**DATASET CONTENT**
## start

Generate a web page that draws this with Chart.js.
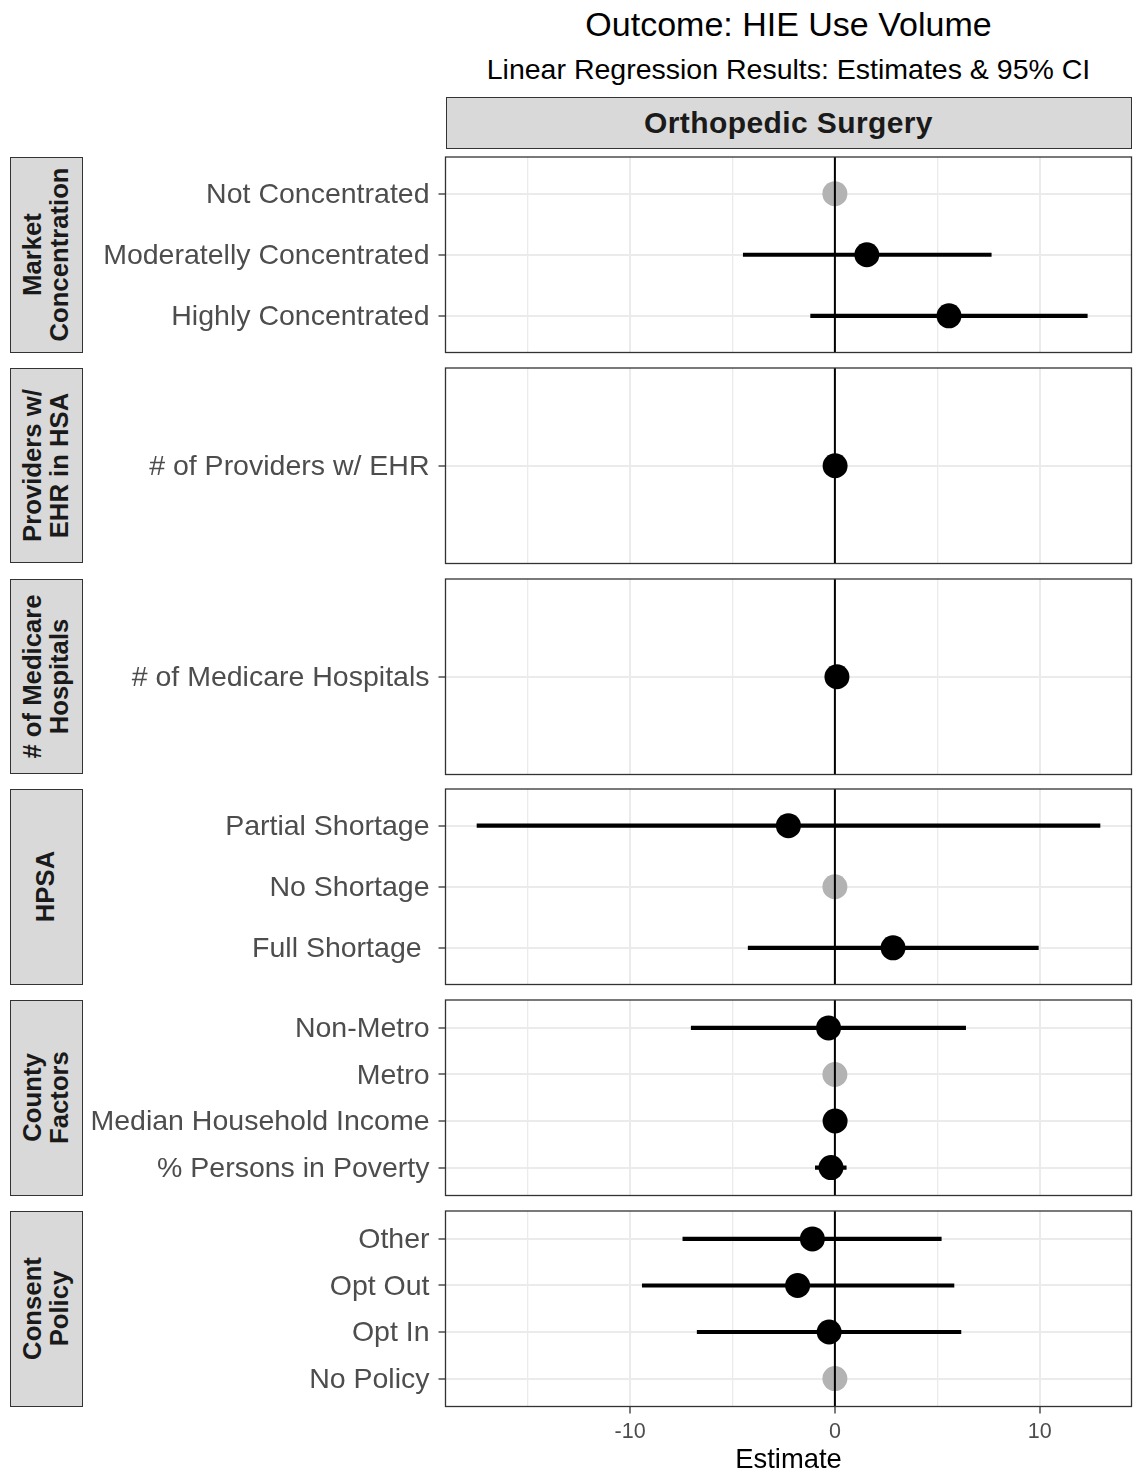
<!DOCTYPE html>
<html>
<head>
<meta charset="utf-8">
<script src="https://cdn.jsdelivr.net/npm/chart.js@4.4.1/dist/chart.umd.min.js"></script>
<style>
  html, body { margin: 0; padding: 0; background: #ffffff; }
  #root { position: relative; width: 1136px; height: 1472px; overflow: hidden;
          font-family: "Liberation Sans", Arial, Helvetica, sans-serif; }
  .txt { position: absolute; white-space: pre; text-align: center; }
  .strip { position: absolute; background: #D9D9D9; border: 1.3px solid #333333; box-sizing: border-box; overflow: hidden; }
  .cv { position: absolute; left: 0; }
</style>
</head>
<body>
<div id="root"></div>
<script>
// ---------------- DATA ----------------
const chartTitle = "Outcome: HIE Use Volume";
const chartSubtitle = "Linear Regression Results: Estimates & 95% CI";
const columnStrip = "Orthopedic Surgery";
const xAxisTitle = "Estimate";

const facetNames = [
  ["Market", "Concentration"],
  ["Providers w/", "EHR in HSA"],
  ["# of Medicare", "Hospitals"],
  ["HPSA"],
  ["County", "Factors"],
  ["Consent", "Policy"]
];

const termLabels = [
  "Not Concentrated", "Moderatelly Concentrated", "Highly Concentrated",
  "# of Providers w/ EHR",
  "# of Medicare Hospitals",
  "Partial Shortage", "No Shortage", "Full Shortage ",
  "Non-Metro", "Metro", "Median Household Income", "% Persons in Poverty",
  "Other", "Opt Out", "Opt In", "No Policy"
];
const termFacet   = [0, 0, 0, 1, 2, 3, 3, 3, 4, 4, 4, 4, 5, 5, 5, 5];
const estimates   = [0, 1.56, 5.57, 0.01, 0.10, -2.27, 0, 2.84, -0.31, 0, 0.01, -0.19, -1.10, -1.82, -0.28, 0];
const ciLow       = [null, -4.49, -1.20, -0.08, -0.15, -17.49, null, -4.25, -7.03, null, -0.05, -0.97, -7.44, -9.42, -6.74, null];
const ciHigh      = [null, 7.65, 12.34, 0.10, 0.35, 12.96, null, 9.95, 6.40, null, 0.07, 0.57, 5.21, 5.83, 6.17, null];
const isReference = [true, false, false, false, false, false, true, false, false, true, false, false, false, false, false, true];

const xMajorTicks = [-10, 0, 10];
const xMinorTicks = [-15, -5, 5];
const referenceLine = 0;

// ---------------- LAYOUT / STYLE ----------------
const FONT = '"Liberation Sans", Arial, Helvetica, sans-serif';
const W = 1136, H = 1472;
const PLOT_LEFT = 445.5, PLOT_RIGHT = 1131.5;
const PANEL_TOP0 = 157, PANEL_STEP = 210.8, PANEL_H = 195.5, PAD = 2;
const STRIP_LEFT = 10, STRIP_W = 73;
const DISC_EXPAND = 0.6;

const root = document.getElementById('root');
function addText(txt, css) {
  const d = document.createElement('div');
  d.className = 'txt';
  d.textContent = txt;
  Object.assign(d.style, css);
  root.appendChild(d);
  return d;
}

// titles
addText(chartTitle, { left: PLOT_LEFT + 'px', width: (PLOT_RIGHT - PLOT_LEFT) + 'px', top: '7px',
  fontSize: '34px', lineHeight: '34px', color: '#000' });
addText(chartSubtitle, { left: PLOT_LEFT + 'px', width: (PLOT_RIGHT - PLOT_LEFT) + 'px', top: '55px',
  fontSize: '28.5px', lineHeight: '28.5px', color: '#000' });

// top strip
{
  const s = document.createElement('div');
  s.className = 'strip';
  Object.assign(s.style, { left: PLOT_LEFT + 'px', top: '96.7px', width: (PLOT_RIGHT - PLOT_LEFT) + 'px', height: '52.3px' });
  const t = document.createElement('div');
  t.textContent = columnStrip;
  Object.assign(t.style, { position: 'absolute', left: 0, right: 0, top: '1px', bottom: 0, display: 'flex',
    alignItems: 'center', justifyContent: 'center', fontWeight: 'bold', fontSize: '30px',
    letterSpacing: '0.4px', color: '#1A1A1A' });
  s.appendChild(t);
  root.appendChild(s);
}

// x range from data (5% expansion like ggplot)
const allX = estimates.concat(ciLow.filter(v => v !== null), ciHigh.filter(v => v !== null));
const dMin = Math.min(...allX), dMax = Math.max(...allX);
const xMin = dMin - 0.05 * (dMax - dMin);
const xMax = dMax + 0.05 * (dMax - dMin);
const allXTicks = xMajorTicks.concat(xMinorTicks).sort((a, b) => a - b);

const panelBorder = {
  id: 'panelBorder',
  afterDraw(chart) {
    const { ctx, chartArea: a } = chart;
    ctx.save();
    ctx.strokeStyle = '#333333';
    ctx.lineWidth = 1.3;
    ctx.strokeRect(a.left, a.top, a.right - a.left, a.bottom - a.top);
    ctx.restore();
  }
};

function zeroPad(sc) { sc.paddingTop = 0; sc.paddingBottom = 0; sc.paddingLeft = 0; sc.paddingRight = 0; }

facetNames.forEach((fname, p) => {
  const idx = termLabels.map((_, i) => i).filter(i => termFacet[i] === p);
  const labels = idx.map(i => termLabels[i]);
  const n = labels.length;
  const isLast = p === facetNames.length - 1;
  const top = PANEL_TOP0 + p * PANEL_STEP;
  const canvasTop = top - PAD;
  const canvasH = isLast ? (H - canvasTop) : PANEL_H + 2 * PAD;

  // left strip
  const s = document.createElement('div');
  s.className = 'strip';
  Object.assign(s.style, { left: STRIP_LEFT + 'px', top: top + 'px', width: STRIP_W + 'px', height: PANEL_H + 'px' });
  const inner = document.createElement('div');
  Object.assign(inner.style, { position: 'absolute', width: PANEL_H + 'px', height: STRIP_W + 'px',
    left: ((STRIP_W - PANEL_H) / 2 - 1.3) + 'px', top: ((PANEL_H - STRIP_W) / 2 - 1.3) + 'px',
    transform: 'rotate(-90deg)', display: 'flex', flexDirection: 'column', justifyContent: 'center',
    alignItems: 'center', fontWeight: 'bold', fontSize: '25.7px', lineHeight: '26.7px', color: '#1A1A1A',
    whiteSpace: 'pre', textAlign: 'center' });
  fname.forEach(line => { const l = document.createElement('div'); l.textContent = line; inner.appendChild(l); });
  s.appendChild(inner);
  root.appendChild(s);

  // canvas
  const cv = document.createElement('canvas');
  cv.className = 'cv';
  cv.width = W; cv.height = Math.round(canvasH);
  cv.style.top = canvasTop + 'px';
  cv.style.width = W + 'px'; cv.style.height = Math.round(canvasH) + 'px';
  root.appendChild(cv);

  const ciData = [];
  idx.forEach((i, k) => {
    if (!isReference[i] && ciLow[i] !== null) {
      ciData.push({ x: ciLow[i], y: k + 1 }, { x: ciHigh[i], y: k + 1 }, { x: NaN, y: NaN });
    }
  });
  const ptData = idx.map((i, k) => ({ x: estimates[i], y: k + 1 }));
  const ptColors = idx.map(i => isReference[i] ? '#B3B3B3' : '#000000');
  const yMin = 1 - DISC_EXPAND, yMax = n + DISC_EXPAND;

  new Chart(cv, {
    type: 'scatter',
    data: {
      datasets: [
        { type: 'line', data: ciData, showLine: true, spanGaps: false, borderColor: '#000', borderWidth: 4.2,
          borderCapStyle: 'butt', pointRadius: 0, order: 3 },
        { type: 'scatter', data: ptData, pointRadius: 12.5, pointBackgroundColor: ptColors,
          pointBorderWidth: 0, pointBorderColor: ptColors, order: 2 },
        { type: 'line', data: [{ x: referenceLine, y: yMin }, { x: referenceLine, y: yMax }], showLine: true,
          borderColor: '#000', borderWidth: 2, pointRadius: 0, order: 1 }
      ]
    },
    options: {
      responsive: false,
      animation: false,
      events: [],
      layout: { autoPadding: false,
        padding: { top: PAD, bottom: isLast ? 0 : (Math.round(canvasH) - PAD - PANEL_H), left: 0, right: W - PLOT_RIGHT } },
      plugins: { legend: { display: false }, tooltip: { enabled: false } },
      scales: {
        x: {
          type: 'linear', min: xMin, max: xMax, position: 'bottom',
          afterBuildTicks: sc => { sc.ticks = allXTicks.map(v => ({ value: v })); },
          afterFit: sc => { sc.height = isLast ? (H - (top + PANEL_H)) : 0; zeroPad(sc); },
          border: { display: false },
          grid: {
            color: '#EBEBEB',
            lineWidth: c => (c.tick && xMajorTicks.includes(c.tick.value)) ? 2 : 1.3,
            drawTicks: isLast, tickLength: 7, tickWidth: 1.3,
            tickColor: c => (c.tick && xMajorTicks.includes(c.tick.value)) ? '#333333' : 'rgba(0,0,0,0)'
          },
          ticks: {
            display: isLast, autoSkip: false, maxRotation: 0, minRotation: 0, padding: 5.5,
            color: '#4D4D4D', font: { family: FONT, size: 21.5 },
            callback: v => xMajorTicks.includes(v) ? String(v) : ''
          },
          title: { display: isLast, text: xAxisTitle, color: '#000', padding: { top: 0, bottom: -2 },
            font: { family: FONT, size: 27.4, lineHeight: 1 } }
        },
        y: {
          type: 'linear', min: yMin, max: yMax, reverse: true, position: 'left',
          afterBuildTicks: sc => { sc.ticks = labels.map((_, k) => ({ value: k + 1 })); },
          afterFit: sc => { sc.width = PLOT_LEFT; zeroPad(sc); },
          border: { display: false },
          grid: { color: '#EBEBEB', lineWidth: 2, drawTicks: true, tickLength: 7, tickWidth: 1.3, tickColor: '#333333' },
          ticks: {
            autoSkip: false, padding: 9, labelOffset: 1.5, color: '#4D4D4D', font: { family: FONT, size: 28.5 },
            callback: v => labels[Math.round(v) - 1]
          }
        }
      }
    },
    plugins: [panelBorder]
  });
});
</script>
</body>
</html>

## end

**TASK OBJECTIVE**
Pictures excluded, repeat exactly the lines from the top of the material through the line with "const referenceLine = 0;", including both of those lines.

**THE ANSWER**
Generate a web page that draws this with Chart.js.
<!DOCTYPE html>
<html>
<head>
<meta charset="utf-8">
<script src="https://cdn.jsdelivr.net/npm/chart.js@4.4.1/dist/chart.umd.min.js"></script>
<style>
  html, body { margin: 0; padding: 0; background: #ffffff; }
  #root { position: relative; width: 1136px; height: 1472px; overflow: hidden;
          font-family: "Liberation Sans", Arial, Helvetica, sans-serif; }
  .txt { position: absolute; white-space: pre; text-align: center; }
  .strip { position: absolute; background: #D9D9D9; border: 1.3px solid #333333; box-sizing: border-box; overflow: hidden; }
  .cv { position: absolute; left: 0; }
</style>
</head>
<body>
<div id="root"></div>
<script>
// ---------------- DATA ----------------
const chartTitle = "Outcome: HIE Use Volume";
const chartSubtitle = "Linear Regression Results: Estimates & 95% CI";
const columnStrip = "Orthopedic Surgery";
const xAxisTitle = "Estimate";

const facetNames = [
  ["Market", "Concentration"],
  ["Providers w/", "EHR in HSA"],
  ["# of Medicare", "Hospitals"],
  ["HPSA"],
  ["County", "Factors"],
  ["Consent", "Policy"]
];

const termLabels = [
  "Not Concentrated", "Moderatelly Concentrated", "Highly Concentrated",
  "# of Providers w/ EHR",
  "# of Medicare Hospitals",
  "Partial Shortage", "No Shortage", "Full Shortage ",
  "Non-Metro", "Metro", "Median Household Income", "% Persons in Poverty",
  "Other", "Opt Out", "Opt In", "No Policy"
];
const termFacet   = [0, 0, 0, 1, 2, 3, 3, 3, 4, 4, 4, 4, 5, 5, 5, 5];
const estimates   = [0, 1.56, 5.57, 0.01, 0.10, -2.27, 0, 2.84, -0.31, 0, 0.01, -0.19, -1.10, -1.82, -0.28, 0];
const ciLow       = [null, -4.49, -1.20, -0.08, -0.15, -17.49, null, -4.25, -7.03, null, -0.05, -0.97, -7.44, -9.42, -6.74, null];
const ciHigh      = [null, 7.65, 12.34, 0.10, 0.35, 12.96, null, 9.95, 6.40, null, 0.07, 0.57, 5.21, 5.83, 6.17, null];
const isReference = [true, false, false, false, false, false, true, false, false, true, false, false, false, false, false, true];

const xMajorTicks = [-10, 0, 10];
const xMinorTicks = [-15, -5, 5];
const referenceLine = 0;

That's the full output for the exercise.